The Department has a variety of laboratories for Life Science and Technology, in which cutting-edge innovative research is being undertaken not only in basic science and engineering but also in the areas of medicine, pharmacy, agriculture, and multidisciplinary sciences.

This "Spotlight" series features a laboratory from the Department and introduces you to the laboratory's research projects and outcomes. This time we focus on Nakashima Laboratory.

※Associate Professor Nakashima moved to another research institution on December 1, 2017.

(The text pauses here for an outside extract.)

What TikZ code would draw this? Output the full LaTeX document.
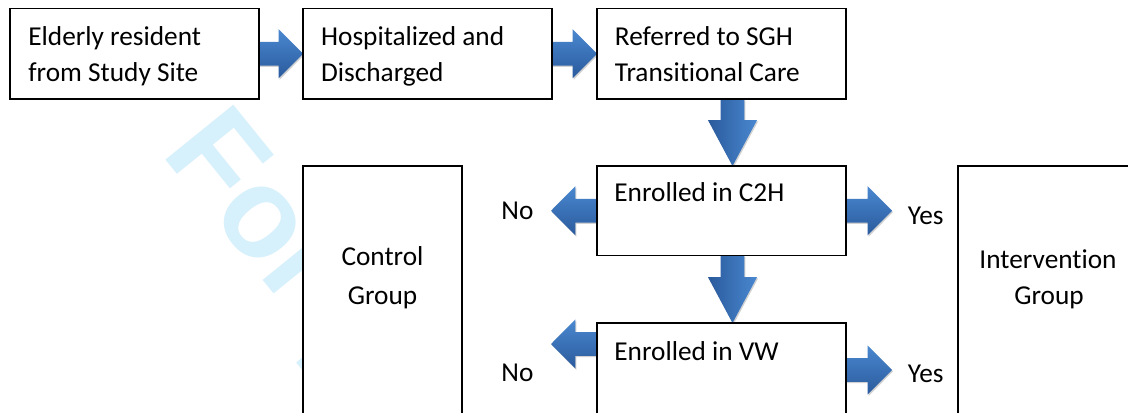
\documentclass[tikz,border=0pt]{standalone}
\usepackage{fontspec}
\setmainfont{Carlito}[Ligatures=NoCommon]
\newfontfamily\wmfont{Liberation Sans}
\usetikzlibrary{calc,shadows}

\definecolor{blueL}{RGB}{74,136,208}
\definecolor{blueD}{RGB}{42,90,156}
\definecolor{wmcyan}{RGB}{214,240,252}

% block arrow dimensions
\def\arrShaft{5.9pt}
\def\arrHead{12.3pt}
\def\arrHL{12.2pt}
\def\arrVL{23pt}

\tikzset{
  box/.style={draw=black, fill=white, line width=0.9pt, anchor=north west, inner sep=0pt, outer sep=0pt},
  lbl/.style={anchor=base west, inner sep=0pt, font=\fontsize{13.65pt}{18.35pt}\selectfont},
  clbl/.style={anchor=base, inner sep=0pt, font=\fontsize{13.65pt}{18.35pt}\selectfont},
  ashadow/.style={drop shadow={shadow xshift=0.5pt, shadow yshift=-0.7pt, opacity=0.18, fill=black}},
  harrow/.style={top color=blueL, bottom color=blueD, draw=none, ashadow},
  varrow/.style={left color=blueD, right color=blueL, draw=none, ashadow},
  wmark/.style={text=wmcyan, inner sep=0pt, anchor=base west,
    font=\wmfont\bfseries\fontsize{63.5pt}{70pt}\selectfont}
}

% block arrows from a tail point to a tip point
\newcommand{\arrowRight}[2]{%
  \path[harrow] let \p1=(#1), \p2=(#2) in
    (\x1,\y1+\arrShaft) -- (\x2-\arrHL,\y1+\arrShaft) -- (\x2-\arrHL,\y1+\arrHead) -- (\x2,\y1)
    -- (\x2-\arrHL,\y1-\arrHead) -- (\x2-\arrHL,\y1-\arrShaft) -- (\x1,\y1-\arrShaft) -- cycle;}
\newcommand{\arrowLeft}[2]{%
  \path[harrow] let \p1=(#1), \p2=(#2) in
    (\x1,\y1+\arrShaft) -- (\x2+\arrHL,\y1+\arrShaft) -- (\x2+\arrHL,\y1+\arrHead) -- (\x2,\y1)
    -- (\x2+\arrHL,\y1-\arrHead) -- (\x2+\arrHL,\y1-\arrShaft) -- (\x1,\y1-\arrShaft) -- cycle;}
\newcommand{\arrowDown}[2]{%
  \path[varrow] let \p1=(#1), \p2=(#2) in
    (\x1-\arrShaft,\y1) -- (\x1-\arrShaft,\y2+\arrVL) -- (\x1-\arrHead,\y2+\arrVL) -- (\x1,\y2)
    -- (\x1+\arrHead,\y2+\arrVL) -- (\x1+\arrShaft,\y2+\arrVL) -- (\x1+\arrShaft,\y1) -- cycle;}

\begin{document}
\begin{tikzpicture}[x=0.5pt, y=-0.5pt]
\useasboundingbox (0,0) rectangle (1128,412);
\clip (0,0) rectangle (1128,412);
\fill[white] (0,0) rectangle (1128,412);

% watermark, under the white boxes
\node[wmark, rotate=-51] (wm) at (160,153) {For peer};

% boxes
\node[box, minimum width=124.5pt, minimum height=45.25pt] (b1) at (10,8.5) {};
\node[box, minimum width=124.5pt, minimum height=45.25pt] (b2) at (303,8.5) {};
\node[box, minimum width=124.5pt, minimum height=45.25pt] (b3) at (597,8.5) {};
\node[box, minimum width=124.5pt, minimum height=44.75pt] (c2h) at (597,166) {};
\node[box, minimum width=124.5pt, minimum height=60pt] (vw) at (597,323) {};
\node[box, minimum width=79.35pt, minimum height=150pt] (ctrl) at (303.3,166) {};
\node[box, minimum width=100pt, minimum height=150pt] (intv) at (958,166) {};

% arrow end points
\coordinate (d1) at ($(b3.south)+(11,0)$);
\coordinate (d2) at ($(c2h.south)+(11,0)$);
\coordinate (cNo) at ($(c2h.west)+(-46,0)$);
\coordinate (cYes) at ($(c2h.east)+(46,0)$);
\coordinate (vL) at ($(vw.north west)+(0,21)$);
\coordinate (vNo) at ($(vL)+(-46,0)$);
\coordinate (vR) at ($(vw.north east)+(0,47)$);
\coordinate (vYes) at ($(vR)+(46,0)$);

% arrows
\arrowRight{b1.east}{b2.west}
\arrowRight{b2.east}{b3.west}
\arrowDown{d1}{c2h.north}
\arrowDown{d2}{vw.north}
\arrowLeft{c2h.west}{cNo}
\arrowRight{c2h.east}{cYes}
\arrowLeft{vL}{vNo}
\arrowRight{vR}{vYes}

% redraw the borders over the arrow tails
\foreach \b in {b1,b2,b3,c2h,vw}
  \draw[line width=0.9pt] (\b.north west) rectangle (\b.south east);

% texts
\node[lbl] (t1a) at (28,45) {Elderly resident};
\node[lbl] (t1b) at (28,81.7) {from Study Site};
\node[lbl] (t2a) at (320.7,45) {Hospitalized and};
\node[lbl] (t2b) at (320.7,81.7) {Discharged};
\node[lbl] (t3a) at (614.5,45) {Referred to SGH};
\node[lbl] (t3b) at (614.5,81.7) {Transitional Care};
\node[lbl] (t4) at (614,201.7) {Enrolled in C2H};
\node[lbl] (t5) at (614,360) {Enrolled in VW};
\node[lbl] (no1) at (501,219) {No};
\node[lbl] (no2) at (501,381.7) {No};
\node[lbl] (yes1) at (907.5,224) {Yes};
\node[lbl] (yes2) at (907.5,382) {Yes};
\node[clbl] (t6a) at (382.5,265) {Control};
\node[clbl] (t6b) at (382.5,304) {Group};
\node[clbl] (t7a) at (1048,268.3) {Intervention};
\node[clbl] (t7b) at (1049,304) {Group};
\end{tikzpicture}
\end{document}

Associate Professor Nobutaka Nakashima

Life Science and Technology
Associate Professor Nobutaka Nakashima

Degree PhD 2000, Kyushu University
Areas of Research Bacteriology, Applied microbiology, Genome sciences, RNA sciences
Keywords Metagenome, Biofilm, Antisense RNAs, Microbial community, Bioenergy, Biomass utilization

Research interest

Our research is focused on analyzing and utilizing bacterial populations without isolating individual bacteria.

Various bacteria live in soil, water, air, and the bodies of animals. We think that there are two problems in current bacterial researches. First, most researches are carried out using isolated pure cultures, but it is said that only a small percentage of the microbes that exist on earth has been isolated so far. Second, some bacteria live in the planktonic state whereas others live as sessile cells; although the majority of microbes on earth is thought to be in the latter state, they are preferentially cultured in planktonic states in laboratories. As one familiar example, slimy structures are routinely found on kitchen sinks, which is called biofilm and made of a variety of sessile bacteria.

We believe that industrially and pharmaceutically valuable genes are buried in untouched bacterial communities. In other words, bacterial communities are full of treasures. Also, emergence of biofilms is problematic in medical and sanitary fields. Therefore, we are trying to do the following researches.

  1. 1.Establishing model bacterial communities and biofilms that are re-producible for a long time in laboratories.
  2. 2.Investigating how biofilms are constructed and developing methods to remove them.
  3. 3.Discovering valuable genes that are sleeping in bacterial communities without isolating bacteria (metagenome analysis).
  4. 4.Combating one unwanted bacterium in populations to keep bacterial communities (flora) in a favorable state.

Research findings

Selected publications

  1. 1.Nakamura, Y., Yamamoto, N., Kino, Y., Yamamoto, N., Kamei, S., Mori, H., Kurokawa, K., and Nakashima, N. (2016) Establishment of a multi-species biofilm model and metatranscriptomic analysis of biofilm and planktonic cell communities. Appl. Microbiol. Biotechnol.100, 7263-7279.
  2. 2.Akita, H., Nakashima, N., and Hoshino, T. (2015) Bacterial production of isobutanol without expensive reagents. Appl. Microbiol. Biotechnol.99, 991-999.
  3. 3.Nakashima, N., Akita, H., and Hoshino, T. (2014) Establishment of a novel gene expression method, BICES (biomass-inducible chromosome-based expression system), and its application to the production of 2,3-butanediol and acetoin. Metab. Eng. 25, 204-214.
  4. 4.Nakashima, N., Ohno, S., Yoshikawa, K., Shimizu, H., and Tamura, T. (2014) A vector library for silencing central carbon-metabolism genes with antisense RNAs in Escherichia coli. Appl. Environ. Microbiol. 80, 564-573.
  5. 5.Nakashima, N., and Tamura, T. (2013) Gene silencing in Escherichia coli using antisense RNAs expressed from doxycycline-inducible vectors. Lett. Appl. Microbiol. 56, 436-442.
  6. 6.Nakashima, N., and Tamura, T. (2012) A new carbon catabolite repression mutation of Escherichia coli, mlc*, and its use for producing isobutanol. J. Biosci. Bioeng. 114, 38-44.
  7. 7.Nakashima, N., Goh, S., Good, L., and Tamura, T. (2012) Multiple-gene silencing using antisense RNAs in Escherichia coli. Meth. Mol. Biol. 815, 307-319.
  8. 8.Nakashima, N., Goh, S., and Tamura, T. (2012) Subtracting gene function by gene silencing and disruption in bacteria. Curr. Biotechnol. 9, 166-174.